• TASK MATERIAL
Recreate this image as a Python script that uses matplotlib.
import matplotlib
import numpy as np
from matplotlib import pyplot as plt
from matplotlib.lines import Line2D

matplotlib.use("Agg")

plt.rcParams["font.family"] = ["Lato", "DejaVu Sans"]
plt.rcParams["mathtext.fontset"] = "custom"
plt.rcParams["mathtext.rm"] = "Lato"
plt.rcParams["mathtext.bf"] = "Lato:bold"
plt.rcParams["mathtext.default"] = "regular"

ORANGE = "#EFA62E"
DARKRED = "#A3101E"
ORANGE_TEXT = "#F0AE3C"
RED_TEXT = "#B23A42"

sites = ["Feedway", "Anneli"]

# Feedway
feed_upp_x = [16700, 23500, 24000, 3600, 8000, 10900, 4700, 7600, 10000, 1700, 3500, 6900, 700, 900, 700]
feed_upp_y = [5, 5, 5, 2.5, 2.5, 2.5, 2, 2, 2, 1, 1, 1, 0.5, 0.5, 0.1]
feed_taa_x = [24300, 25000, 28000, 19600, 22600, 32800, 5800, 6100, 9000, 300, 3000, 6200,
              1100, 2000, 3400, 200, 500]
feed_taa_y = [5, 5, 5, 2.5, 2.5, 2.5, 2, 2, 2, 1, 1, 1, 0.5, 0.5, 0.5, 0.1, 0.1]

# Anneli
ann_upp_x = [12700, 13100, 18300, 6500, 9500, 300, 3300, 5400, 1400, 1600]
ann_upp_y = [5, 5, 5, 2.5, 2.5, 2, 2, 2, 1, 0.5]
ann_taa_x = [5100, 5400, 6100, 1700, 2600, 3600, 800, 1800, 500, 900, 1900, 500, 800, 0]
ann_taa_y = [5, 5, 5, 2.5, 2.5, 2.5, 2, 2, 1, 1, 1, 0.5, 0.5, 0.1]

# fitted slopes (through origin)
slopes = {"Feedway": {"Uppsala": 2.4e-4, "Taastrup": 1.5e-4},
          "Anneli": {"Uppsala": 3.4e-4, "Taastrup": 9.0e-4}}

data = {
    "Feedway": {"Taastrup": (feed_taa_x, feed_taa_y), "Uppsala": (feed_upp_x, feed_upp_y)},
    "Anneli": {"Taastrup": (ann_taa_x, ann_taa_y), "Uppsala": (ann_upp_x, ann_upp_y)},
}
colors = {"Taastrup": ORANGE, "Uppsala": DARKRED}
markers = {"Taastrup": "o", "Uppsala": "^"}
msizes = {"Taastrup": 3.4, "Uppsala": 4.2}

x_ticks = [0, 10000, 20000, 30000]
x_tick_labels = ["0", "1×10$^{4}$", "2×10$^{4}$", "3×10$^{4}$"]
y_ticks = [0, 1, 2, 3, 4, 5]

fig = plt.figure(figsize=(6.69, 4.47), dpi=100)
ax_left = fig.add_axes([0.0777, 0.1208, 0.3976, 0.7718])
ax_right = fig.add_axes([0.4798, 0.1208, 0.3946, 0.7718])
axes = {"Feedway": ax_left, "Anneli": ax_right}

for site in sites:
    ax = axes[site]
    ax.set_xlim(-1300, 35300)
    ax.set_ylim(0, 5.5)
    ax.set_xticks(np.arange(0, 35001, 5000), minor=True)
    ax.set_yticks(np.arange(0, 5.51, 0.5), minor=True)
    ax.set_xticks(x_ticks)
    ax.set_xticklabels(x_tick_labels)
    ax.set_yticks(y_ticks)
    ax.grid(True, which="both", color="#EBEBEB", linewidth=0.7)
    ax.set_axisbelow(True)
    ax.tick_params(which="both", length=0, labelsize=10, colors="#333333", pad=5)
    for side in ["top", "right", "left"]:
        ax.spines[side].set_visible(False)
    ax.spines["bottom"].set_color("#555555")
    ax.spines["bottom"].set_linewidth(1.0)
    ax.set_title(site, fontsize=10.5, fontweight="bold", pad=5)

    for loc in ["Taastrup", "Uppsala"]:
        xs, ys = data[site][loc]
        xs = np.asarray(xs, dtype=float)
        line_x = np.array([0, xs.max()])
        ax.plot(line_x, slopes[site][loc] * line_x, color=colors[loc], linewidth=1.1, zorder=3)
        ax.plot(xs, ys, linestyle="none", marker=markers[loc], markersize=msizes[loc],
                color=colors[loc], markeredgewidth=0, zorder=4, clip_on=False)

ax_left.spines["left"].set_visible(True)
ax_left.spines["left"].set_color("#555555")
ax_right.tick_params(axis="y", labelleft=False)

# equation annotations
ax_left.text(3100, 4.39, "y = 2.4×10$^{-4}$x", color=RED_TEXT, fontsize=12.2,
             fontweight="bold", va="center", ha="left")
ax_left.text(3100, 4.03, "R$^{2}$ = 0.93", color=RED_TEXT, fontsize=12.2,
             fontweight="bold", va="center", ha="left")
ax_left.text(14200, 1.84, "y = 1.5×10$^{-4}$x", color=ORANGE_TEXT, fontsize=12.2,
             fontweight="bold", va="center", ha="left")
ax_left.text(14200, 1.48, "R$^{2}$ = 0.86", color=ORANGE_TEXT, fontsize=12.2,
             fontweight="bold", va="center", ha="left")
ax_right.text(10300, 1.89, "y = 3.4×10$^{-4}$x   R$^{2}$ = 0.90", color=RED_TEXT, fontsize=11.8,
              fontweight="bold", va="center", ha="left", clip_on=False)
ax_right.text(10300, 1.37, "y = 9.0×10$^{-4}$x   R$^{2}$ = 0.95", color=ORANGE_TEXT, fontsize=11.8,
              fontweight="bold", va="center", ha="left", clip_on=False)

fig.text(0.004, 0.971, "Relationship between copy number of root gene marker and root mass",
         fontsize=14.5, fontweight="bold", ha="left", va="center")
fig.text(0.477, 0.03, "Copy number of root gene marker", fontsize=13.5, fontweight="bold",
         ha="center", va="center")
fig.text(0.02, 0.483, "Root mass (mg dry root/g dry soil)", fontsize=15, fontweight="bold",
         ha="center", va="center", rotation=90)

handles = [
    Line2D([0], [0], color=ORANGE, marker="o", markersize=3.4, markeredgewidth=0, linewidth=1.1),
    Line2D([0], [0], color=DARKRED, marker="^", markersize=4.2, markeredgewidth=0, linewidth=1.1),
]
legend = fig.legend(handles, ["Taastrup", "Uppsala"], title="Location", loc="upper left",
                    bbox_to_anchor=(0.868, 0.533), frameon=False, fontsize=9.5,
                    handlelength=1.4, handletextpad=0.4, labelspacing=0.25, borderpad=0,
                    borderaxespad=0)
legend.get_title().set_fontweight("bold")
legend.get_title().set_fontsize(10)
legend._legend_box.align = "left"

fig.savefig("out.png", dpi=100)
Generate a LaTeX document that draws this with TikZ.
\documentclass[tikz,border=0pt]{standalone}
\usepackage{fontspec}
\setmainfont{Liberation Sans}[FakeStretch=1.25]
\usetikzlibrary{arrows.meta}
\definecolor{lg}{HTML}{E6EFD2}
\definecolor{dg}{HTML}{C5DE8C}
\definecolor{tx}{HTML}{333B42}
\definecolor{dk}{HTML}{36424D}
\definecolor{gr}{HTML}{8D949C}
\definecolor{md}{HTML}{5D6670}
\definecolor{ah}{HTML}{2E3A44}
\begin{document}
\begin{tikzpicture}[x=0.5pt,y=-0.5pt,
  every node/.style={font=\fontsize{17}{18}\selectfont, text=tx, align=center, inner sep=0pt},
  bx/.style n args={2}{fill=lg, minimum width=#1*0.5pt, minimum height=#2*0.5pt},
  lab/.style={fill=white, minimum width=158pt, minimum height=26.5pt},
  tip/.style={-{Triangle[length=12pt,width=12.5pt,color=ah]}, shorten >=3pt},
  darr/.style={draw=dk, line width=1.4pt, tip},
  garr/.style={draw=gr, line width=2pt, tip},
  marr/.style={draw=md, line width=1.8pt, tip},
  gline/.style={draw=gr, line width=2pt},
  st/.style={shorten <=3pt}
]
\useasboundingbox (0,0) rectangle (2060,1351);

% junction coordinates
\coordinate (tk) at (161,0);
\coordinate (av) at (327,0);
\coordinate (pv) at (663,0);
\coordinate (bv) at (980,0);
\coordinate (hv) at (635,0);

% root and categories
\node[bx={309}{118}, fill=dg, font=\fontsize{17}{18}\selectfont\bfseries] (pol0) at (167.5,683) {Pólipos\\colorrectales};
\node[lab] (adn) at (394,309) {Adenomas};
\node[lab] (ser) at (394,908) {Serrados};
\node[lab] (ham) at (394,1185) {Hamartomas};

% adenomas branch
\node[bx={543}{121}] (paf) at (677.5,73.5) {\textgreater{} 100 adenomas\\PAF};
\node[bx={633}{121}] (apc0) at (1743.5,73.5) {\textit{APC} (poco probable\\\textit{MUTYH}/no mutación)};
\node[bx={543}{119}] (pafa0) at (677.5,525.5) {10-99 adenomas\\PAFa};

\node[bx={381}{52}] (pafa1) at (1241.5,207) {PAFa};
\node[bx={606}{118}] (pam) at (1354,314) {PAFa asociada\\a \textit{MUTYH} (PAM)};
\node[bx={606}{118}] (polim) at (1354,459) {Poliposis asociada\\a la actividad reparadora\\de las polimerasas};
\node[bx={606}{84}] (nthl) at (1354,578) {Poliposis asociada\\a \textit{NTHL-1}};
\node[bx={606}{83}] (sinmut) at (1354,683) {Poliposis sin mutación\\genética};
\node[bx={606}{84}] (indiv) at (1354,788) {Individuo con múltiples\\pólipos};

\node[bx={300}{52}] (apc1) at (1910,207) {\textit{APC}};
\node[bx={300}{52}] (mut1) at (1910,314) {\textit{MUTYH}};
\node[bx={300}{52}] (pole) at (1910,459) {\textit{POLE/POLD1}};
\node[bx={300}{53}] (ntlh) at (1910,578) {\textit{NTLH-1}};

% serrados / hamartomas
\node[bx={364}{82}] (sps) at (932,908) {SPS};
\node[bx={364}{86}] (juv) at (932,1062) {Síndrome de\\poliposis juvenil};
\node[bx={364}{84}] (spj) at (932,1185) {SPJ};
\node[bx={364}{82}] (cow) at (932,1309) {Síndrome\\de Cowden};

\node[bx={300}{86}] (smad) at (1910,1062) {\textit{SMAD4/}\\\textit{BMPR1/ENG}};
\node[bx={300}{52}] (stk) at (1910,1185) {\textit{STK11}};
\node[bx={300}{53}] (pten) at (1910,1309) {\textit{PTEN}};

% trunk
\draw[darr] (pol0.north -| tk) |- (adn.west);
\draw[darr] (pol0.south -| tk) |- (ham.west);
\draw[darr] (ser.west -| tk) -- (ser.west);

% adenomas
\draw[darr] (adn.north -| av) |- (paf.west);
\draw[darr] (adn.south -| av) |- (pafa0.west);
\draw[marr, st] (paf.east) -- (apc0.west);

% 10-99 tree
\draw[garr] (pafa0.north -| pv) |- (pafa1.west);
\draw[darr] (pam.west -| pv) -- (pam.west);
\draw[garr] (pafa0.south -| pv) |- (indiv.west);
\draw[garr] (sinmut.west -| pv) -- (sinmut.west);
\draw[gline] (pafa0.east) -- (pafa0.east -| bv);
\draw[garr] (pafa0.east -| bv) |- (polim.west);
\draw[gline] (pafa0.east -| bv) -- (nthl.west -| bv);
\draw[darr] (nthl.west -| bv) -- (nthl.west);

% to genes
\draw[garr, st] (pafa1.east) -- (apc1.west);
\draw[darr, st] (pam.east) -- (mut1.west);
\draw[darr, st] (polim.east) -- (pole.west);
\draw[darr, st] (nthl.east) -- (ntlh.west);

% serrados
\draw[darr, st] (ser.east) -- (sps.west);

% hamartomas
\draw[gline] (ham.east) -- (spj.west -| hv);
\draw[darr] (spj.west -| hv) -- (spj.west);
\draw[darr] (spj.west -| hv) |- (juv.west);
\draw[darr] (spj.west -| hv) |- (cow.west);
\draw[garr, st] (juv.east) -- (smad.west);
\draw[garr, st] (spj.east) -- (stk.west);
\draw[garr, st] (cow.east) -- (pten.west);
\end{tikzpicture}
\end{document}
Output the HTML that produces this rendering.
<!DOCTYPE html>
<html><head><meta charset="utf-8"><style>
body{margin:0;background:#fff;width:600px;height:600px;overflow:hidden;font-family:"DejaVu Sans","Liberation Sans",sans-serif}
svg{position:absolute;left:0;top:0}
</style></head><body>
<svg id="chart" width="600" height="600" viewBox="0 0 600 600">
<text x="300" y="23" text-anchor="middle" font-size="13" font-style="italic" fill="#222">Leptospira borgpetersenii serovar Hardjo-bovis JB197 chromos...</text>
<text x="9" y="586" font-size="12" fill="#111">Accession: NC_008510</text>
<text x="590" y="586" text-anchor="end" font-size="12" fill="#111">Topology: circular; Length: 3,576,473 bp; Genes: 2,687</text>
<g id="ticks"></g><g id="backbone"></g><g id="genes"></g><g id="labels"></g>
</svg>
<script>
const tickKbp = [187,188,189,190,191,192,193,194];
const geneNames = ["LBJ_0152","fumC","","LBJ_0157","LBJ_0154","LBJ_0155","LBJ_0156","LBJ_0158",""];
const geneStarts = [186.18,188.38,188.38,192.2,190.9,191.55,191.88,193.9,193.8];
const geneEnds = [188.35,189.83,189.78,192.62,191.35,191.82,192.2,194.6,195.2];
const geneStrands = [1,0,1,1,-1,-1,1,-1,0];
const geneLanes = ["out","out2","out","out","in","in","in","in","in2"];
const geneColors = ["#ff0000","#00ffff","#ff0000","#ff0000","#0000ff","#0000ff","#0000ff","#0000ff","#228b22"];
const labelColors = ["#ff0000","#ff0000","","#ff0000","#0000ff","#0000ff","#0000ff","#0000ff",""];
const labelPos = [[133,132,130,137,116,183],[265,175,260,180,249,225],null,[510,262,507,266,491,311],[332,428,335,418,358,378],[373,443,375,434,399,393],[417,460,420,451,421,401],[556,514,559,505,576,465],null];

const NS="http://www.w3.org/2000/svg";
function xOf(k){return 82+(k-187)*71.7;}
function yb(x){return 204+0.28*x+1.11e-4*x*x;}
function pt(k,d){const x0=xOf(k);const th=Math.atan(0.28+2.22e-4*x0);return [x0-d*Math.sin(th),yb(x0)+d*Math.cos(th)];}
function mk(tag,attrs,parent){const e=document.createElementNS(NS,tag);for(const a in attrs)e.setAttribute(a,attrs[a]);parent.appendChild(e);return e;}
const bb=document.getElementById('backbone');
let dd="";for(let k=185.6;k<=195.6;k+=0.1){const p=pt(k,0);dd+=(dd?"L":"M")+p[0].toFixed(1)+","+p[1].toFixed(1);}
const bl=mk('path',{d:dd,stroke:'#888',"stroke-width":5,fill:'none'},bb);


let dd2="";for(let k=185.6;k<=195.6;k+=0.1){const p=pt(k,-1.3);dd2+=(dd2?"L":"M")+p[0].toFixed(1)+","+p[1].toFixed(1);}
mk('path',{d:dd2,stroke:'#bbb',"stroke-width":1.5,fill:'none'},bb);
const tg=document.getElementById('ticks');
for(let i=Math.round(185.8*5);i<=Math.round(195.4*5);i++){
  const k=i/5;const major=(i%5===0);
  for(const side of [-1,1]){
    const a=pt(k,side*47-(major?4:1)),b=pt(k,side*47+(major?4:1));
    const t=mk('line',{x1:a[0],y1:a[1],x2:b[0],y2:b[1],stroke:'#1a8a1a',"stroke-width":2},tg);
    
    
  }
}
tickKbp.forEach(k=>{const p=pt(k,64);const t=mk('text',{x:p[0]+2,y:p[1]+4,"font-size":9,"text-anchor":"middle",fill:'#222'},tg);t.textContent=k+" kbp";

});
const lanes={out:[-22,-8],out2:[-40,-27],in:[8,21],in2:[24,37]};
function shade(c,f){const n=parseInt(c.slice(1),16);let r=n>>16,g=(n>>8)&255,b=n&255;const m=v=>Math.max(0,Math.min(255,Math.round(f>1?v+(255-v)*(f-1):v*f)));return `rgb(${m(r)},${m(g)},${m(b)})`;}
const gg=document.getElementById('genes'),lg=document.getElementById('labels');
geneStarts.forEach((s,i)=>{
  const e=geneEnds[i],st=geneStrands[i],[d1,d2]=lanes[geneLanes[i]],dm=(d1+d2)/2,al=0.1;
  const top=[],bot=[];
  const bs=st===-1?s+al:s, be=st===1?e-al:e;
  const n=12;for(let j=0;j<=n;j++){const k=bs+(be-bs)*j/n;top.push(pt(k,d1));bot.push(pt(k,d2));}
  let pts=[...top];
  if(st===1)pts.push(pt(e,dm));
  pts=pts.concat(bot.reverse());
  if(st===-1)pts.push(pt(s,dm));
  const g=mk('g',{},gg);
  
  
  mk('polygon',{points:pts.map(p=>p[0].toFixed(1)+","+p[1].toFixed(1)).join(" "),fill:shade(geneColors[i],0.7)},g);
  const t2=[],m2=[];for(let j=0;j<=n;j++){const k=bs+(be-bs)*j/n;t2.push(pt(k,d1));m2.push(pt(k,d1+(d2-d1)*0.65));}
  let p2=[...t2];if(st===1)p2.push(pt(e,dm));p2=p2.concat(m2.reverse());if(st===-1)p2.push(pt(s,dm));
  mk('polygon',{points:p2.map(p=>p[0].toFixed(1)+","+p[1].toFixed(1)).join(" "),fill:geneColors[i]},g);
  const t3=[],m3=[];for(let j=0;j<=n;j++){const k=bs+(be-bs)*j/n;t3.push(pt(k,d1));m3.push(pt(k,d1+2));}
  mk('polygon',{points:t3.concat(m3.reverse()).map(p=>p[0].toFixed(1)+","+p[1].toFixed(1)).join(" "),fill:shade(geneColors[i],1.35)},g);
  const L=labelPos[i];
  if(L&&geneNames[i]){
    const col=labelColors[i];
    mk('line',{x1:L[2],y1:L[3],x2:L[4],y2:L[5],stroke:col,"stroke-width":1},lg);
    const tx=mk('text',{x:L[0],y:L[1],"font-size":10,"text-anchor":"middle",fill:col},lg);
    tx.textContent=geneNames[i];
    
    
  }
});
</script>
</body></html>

• TO DO
From the entries above, extract only the lines running from the one containing "Generate a LaTeX" through the one containing "(hv) at (635,0);", inclusive.

• THE RESPONSE
Generate a LaTeX document that draws this with TikZ.
\documentclass[tikz,border=0pt]{standalone}
\usepackage{fontspec}
\setmainfont{Liberation Sans}[FakeStretch=1.25]
\usetikzlibrary{arrows.meta}
\definecolor{lg}{HTML}{E6EFD2}
\definecolor{dg}{HTML}{C5DE8C}
\definecolor{tx}{HTML}{333B42}
\definecolor{dk}{HTML}{36424D}
\definecolor{gr}{HTML}{8D949C}
\definecolor{md}{HTML}{5D6670}
\definecolor{ah}{HTML}{2E3A44}
\begin{document}
\begin{tikzpicture}[x=0.5pt,y=-0.5pt,
  every node/.style={font=\fontsize{17}{18}\selectfont, text=tx, align=center, inner sep=0pt},
  bx/.style n args={2}{fill=lg, minimum width=#1*0.5pt, minimum height=#2*0.5pt},
  lab/.style={fill=white, minimum width=158pt, minimum height=26.5pt},
  tip/.style={-{Triangle[length=12pt,width=12.5pt,color=ah]}, shorten >=3pt},
  darr/.style={draw=dk, line width=1.4pt, tip},
  garr/.style={draw=gr, line width=2pt, tip},
  marr/.style={draw=md, line width=1.8pt, tip},
  gline/.style={draw=gr, line width=2pt},
  st/.style={shorten <=3pt}
]
\useasboundingbox (0,0) rectangle (2060,1351);

% junction coordinates
\coordinate (tk) at (161,0);
\coordinate (av) at (327,0);
\coordinate (pv) at (663,0);
\coordinate (bv) at (980,0);
\coordinate (hv) at (635,0);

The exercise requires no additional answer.